Ultrapassar o tédio
A identidade europeia tem história longa, designadamente até à certeza de que Camões tinha de ser Portugal "cabeça da Europa toda". A dificuldade, também secular, foi a de organizar uma forma de governança dessa identidade, sempre afetada por conflitos que tiveram o seu ponto mais severo na Segunda Guerra Mundial.
Talvez tenha sido Jacques Delors quem tenha formulado, com melhor sentido da circunstância, a definição da governança necessária, ao falar de uma "federação de Estados-nação". Isto para uma época na qual a caracterização da realidade multiplicou as qualificações da "nossa época", longa na averiguação de Berzun, que a terminou usando a expressão "época das expectativas absurdas".
Depois da catástrofe mundial da guerra, foi necessário o cerca de meio século de guerra fria para fortalecer o propósito de viabilizar a utopia animadora da ONU para implantar a efetiva observância da visão da "terra casa comum dos homens", um trajeto que de novo dá mostras de embaraços, incluindo as insuficiências financeiras da ONU, o panorama de conflitos armados, dos massacres políticos internos em vários países, da degradação ambiental, do renascimento dos mitos raciais.

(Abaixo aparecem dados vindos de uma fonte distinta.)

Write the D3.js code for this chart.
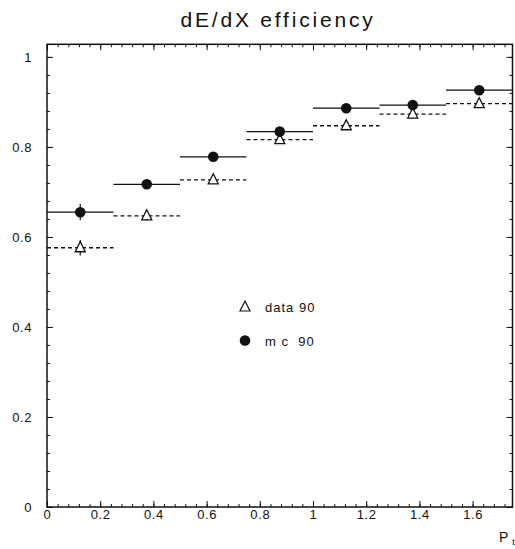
<!DOCTYPE html>
<html>
<head>
<meta charset="utf-8">
<script src="https://cdn.jsdelivr.net/npm/d3@7/dist/d3.min.js"></script>
<style>
  html, body { margin: 0; padding: 0; background: #fff; }
  svg { display: block; }
  text { font-family: "Liberation Sans", "DejaVu Sans", sans-serif; fill: #111; }
</style>
</head>
<body>
<svg id="chart" width="515" height="549"></svg>
<script>
// Transverse-momentum bins (edges) and efficiencies per bin
const binEdges = [0, 0.25, 0.5, 0.75, 1.0, 1.25, 1.5, 1.75];
const dataEff  = [0.576, 0.647, 0.727, 0.816, 0.847, 0.873, 0.896];
const dataErr  = [0.017, 0.011, 0.009, 0.008, 0.008, 0.007, 0.006];
const mcEff    = [0.655, 0.717, 0.778, 0.834, 0.886, 0.893, 0.926];
const mcErr    = [0.018, 0.010, 0.008, 0.007, 0.006, 0.006, 0.005];

const xTicks = [0, 0.2, 0.4, 0.6, 0.8, 1, 1.2, 1.4, 1.6];
const yTicks = [0, 0.2, 0.4, 0.6, 0.8, 1];
const titleText = "dE/dX efficiency";
const legendLabels = ["data 90", "m c  90"];

const svg = d3.select("#chart");
const x = d3.scaleLinear().domain([0, 1.75]).range([47, 512.5]);
const y = d3.scaleLinear().domain([0, 1.028]).range([507, 44.3]);

const fmt = d => (d === 0 || d === 1) ? String(d) : d3.format(".1f")(d);

// Minor ticks every 0.04
const xMinor = d3.range(0, 1.7501, 0.04).filter(v => v <= 1.75);
const yMinor = d3.range(0, 1.0281, 0.04).filter(v => v <= 1.028);

const g = svg.append("g");

// Bottom axis (ticks pointing inward)
const axBottom = g.append("g").attr("transform", `translate(0,${y(0)})`);
axBottom.call(d3.axisBottom(x).tickValues(xMinor).tickSize(-3).tickFormat(""))
  .call(a => a.select(".domain").remove());
axBottom.append("g").call(d3.axisBottom(x).tickValues(xTicks).tickSize(-6).tickPadding(2).tickFormat(fmt))
  .call(a => a.select(".domain").remove())
  .selectAll("text").attr("font-size", 13).attr("letter-spacing", 0.6).attr("dy", "0.75em");

// Top axis
const axTop = g.append("g").attr("transform", `translate(0,${y.range()[1]})`);
axTop.call(d3.axisTop(x).tickValues(xMinor).tickSize(-3).tickFormat(""))
  .call(a => a.select(".domain").remove());
axTop.append("g").call(d3.axisTop(x).tickValues(xTicks).tickSize(-6).tickFormat(""))
  .call(a => a.select(".domain").remove());

// Left axis
const axLeft = g.append("g").attr("transform", `translate(${x(0)},0)`);
axLeft.call(d3.axisLeft(y).tickValues(yMinor).tickSize(-3).tickFormat(""))
  .call(a => a.select(".domain").remove());
axLeft.append("g").call(d3.axisLeft(y).tickValues(yTicks).tickSize(-6).tickPadding(15).tickFormat(fmt))
  .call(a => a.select(".domain").remove())
  .selectAll("text").attr("font-size", 13).attr("letter-spacing", 0.6);

// Right axis
const axRight = g.append("g").attr("transform", `translate(${x.range()[1]},0)`);
axRight.call(d3.axisRight(y).tickValues(yMinor).tickSize(-3).tickFormat(""))
  .call(a => a.select(".domain").remove());
axRight.append("g").call(d3.axisRight(y).tickValues(yTicks).tickSize(-6).tickFormat(""))
  .call(a => a.select(".domain").remove());

g.selectAll(".tick line").attr("stroke", "#111").attr("stroke-width", 1);

// Frame
g.append("rect")
  .attr("x", x(0)).attr("y", y.range()[1])
  .attr("width", x.range()[1] - x(0)).attr("height", y(0) - y.range()[1])
  .attr("fill", "none").attr("stroke", "#111").attr("stroke-width", 1.5);

const bins = binEdges.slice(0, -1).map((lo, i) => ({
  lo, hi: binEdges[i + 1], mid: (lo + binEdges[i + 1]) / 2,
  data: dataEff[i], dErr: dataErr[i], mc: mcEff[i], mErr: mcErr[i]
}));

const marks = svg.append("g");

// Data: dashed horizontal bin lines + error bars + open triangles
marks.selectAll(".dline").data(bins).join("line")
  .attr("x1", d => x(d.lo)).attr("x2", d => x(d.hi))
  .attr("y1", d => y(d.data)).attr("y2", d => y(d.data))
  .attr("stroke", "#111").attr("stroke-width", 1.3).attr("stroke-dasharray", "4,3");
marks.selectAll(".derr").data(bins).join("line")
  .attr("x1", d => x(d.mid)).attr("x2", d => x(d.mid))
  .attr("y1", d => y(d.data - d.dErr)).attr("y2", d => y(d.data + d.dErr))
  .attr("stroke", "#111").attr("stroke-width", 1.2);

// MC: solid horizontal bin lines + error bars + filled circles
marks.selectAll(".mline").data(bins).join("line")
  .attr("x1", d => x(d.lo)).attr("x2", d => x(d.hi))
  .attr("y1", d => y(d.mc)).attr("y2", d => y(d.mc))
  .attr("stroke", "#111").attr("stroke-width", 1.3);
marks.selectAll(".merr").data(bins).join("line")
  .attr("x1", d => x(d.mid)).attr("x2", d => x(d.mid))
  .attr("y1", d => y(d.mc - d.mErr)).attr("y2", d => y(d.mc + d.mErr))
  .attr("stroke", "#111").attr("stroke-width", 1.2);

const tri = (cx, cy) => {
  const w = 10, h = 10;
  return `M${cx},${cy - h * 0.6}L${cx + w / 2},${cy + h * 0.4}L${cx - w / 2},${cy + h * 0.4}Z`;
};
marks.selectAll(".tri").data(bins).join("path")
  .attr("d", d => tri(x(d.mid), y(d.data)))
  .attr("fill", "#fff").attr("stroke", "#111").attr("stroke-width", 1.3);
marks.selectAll(".dot").data(bins).join("circle")
  .attr("cx", d => x(d.mid)).attr("cy", d => y(d.mc)).attr("r", 5.3)
  .attr("fill", "#111");

// Legend
const leg = svg.append("g");
leg.append("path").attr("d", tri(245, 307))
  .attr("fill", "#fff").attr("stroke", "#111").attr("stroke-width", 1.2);
leg.append("circle").attr("cx", 245).attr("cy", 340.5).attr("r", 5.3).attr("fill", "#111");
leg.append("text").attr("x", 265).attr("y", 312).attr("font-size", 13).attr("letter-spacing", 1)
  .attr("xml:space", "preserve").style("white-space", "pre").text(legendLabels[0]);
leg.append("text").attr("x", 265).attr("y", 345.5).attr("font-size", 13).attr("letter-spacing", 1)
  .attr("xml:space", "preserve").style("white-space", "pre").text(legendLabels[1]);

// Title
svg.append("text").attr("x", 278).attr("y", 27).attr("text-anchor", "middle")
  .attr("font-size", 21).attr("letter-spacing", 2.8).text(titleText);

// Axis label P_t
const lab = svg.append("text").attr("x", 499).attr("y", 542).attr("font-size", 14);
lab.append("tspan").text("P");
lab.append("tspan").attr("dx", 4).attr("dy", 3).attr("font-size", 9).text("t");
</script>
</body>
</html>
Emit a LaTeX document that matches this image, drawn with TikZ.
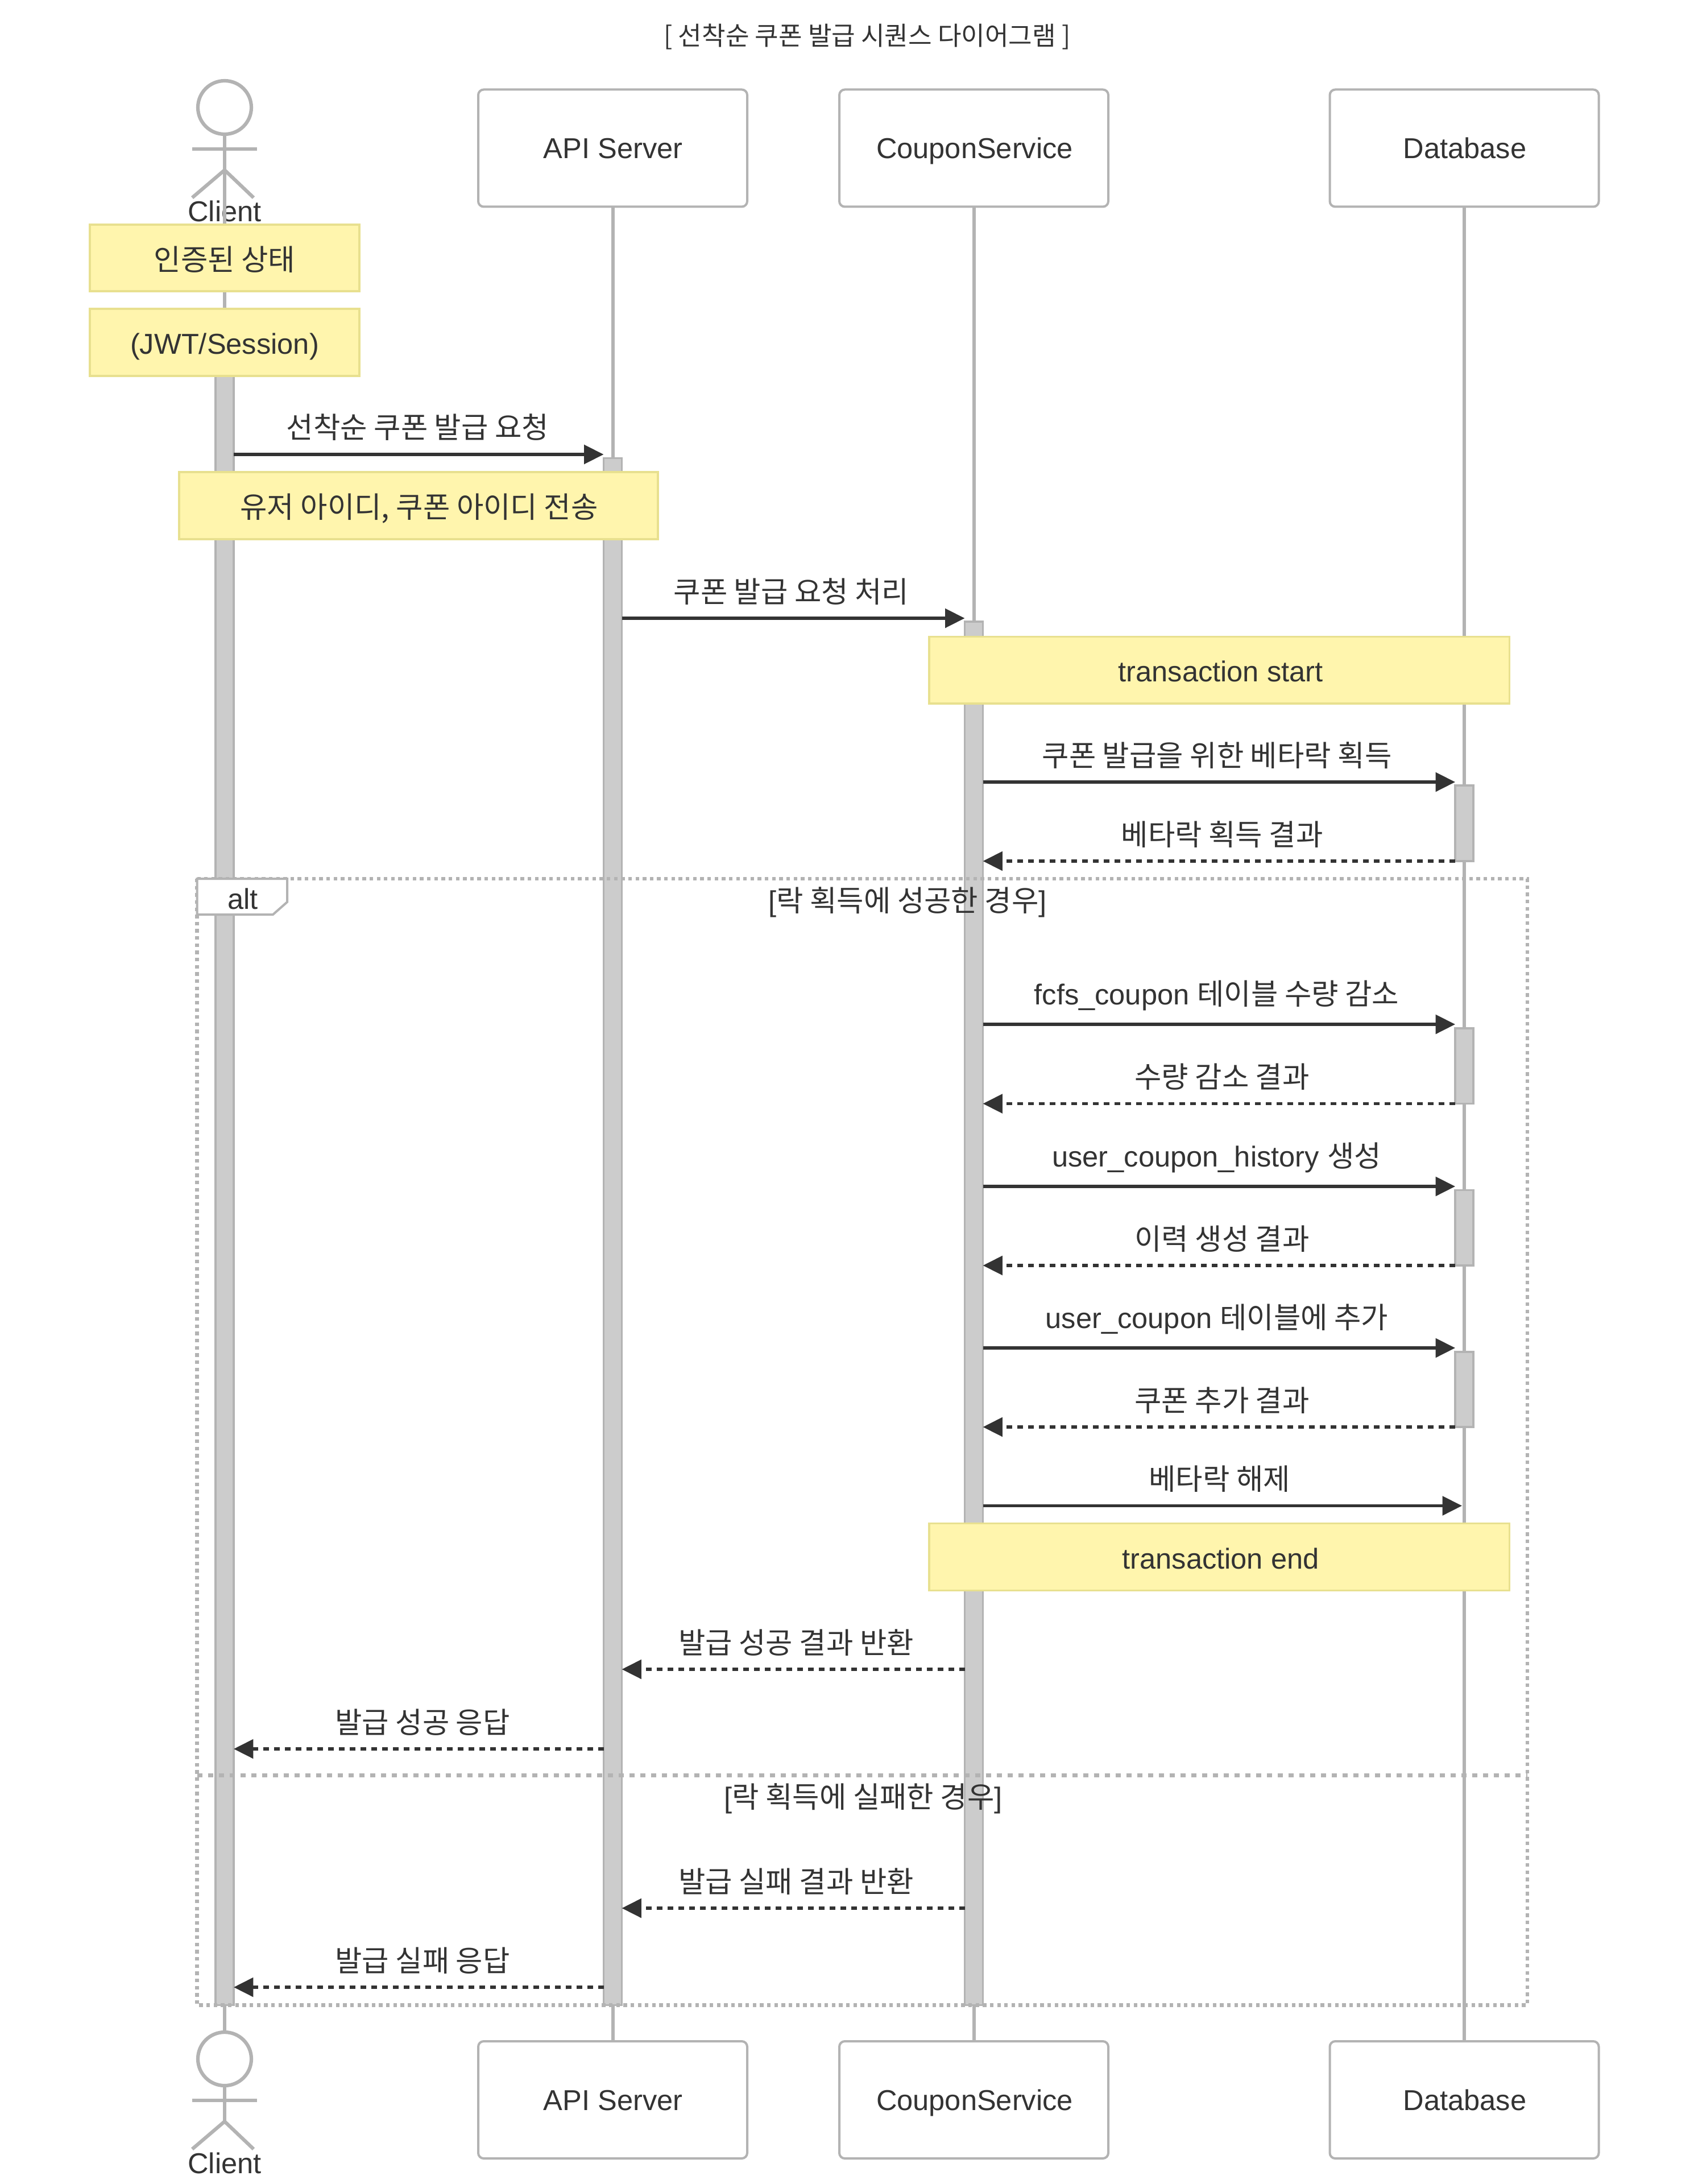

O uso da palavra "federação", na expressão de Delors não se referia à repetição de modelos em vigor, por exemplo o dos EUA, mas apelava à criatividade para um futuro que salvaguardasse em paz a identidade cultural europeia, e uma função construtiva na globalização desafiante.
Foram notáveis os líderes políticos que iniciaram o processo, mas o atual Brexit do Reino Unido faz recordar com intensidade que o passado exige atenção, e que neste caso o projeto político pode reencontrar as objeções que impuseram procurar a coincidência entre identidade e dimensão e forma da governança. A ativa visão de De Gaulle em relação ao Reino Unido, fiel à Cruz de Lorena que Churchill considerou um dos pesos que suportou durante a guerra, não pode deixar de ser lembrada vista a longa e dolorosa negociação para o Brexit, e agora com visão insegura quanto à unidade futura do próprio Reino Unido, e quanto à definição futura das normas de convívio.
A firmeza da União perante a confusão política do Reino Unido parece oferecer segurança europeia quanto à necessária metodologia da cooperação, numa circunstância em que nenhum Estado pode responder unilateralmente aos desafios atuais, incluindo os ambientais. Este multilateralismo está no tratado por que se rege, em que o artigo 21 define como objetivo "procurar um sistema internacional fundado sobre uma cooperação multilateral reforçada e uma boa governança mundial".
E quanto à paz e segurança, Federica Mogherini, alta-representante da União para os Negócios Estrangeiros e Política de Segurança, declarou recentemente: "Encorajamos uma governança mundial renovada, que esteja à altura de responder aos desafios do século XXI". Não se trata da ambição antiga de "ser a luz do mundo", mas de ter uma intervenção prestante e honrosa na referida governança. É evidente que esta, como foi já caracterizada, continua "heterogénica, multipolar e complexa", dominada pelo enfrentamento entre os EUA e a China, com a solidariedade atlântica enfraquecida, sobretudo pela impossível racionalização da atual presidência do primeiro. E por isso aparece como um risco para os propósitos da União, que se vê obrigada a praticar que a porta de saída é mais difícil de transpor do que a porta de entrada, verificando que os factos parecem acompanhar mais a memória gaullista do que as exigências da circunstância tão exigente de solidariedades, que coloquem a cooperação acima do unilateralismo.
Entretanto a evidente crise de identidade dos partidos fundadores da União, a multiplicação das formações embrionárias sem expressão, e sobretudo a dimensão das abstenções do eleitorado europeu, alertam para o desastre da relação entre a cidadania ativa europeia e a estrutura governativa, que parece afetada pelo tédio. Uma doença que exige uma rápida intervenção de vozes que sejam tão mobilizadoras como foram as dos fundadores. Sobretudo porque o tédio tem o efeito de contribuir para o crescente abandono pelo multilateralismo, quando os factos tornam evidente que não é fácil encontrar um Estado que possa responder isolado às agressões do ambiente.
É difícil que a ONU possa definir o que resta do multilateralismo, mas entretanto não é o tédio que consegue efeitos pacificadores, é a exigência da capacidade de repor o multilateralismo que evitará o próprio risco da violação da paz. A União Europeia, finda a prática da rutura amigável do Brexit, não evitará ter presente que as críticas admitem que "os ventos mais favoráveis são para os Donald Trump, Matteo Salvini ou Boris Johnson".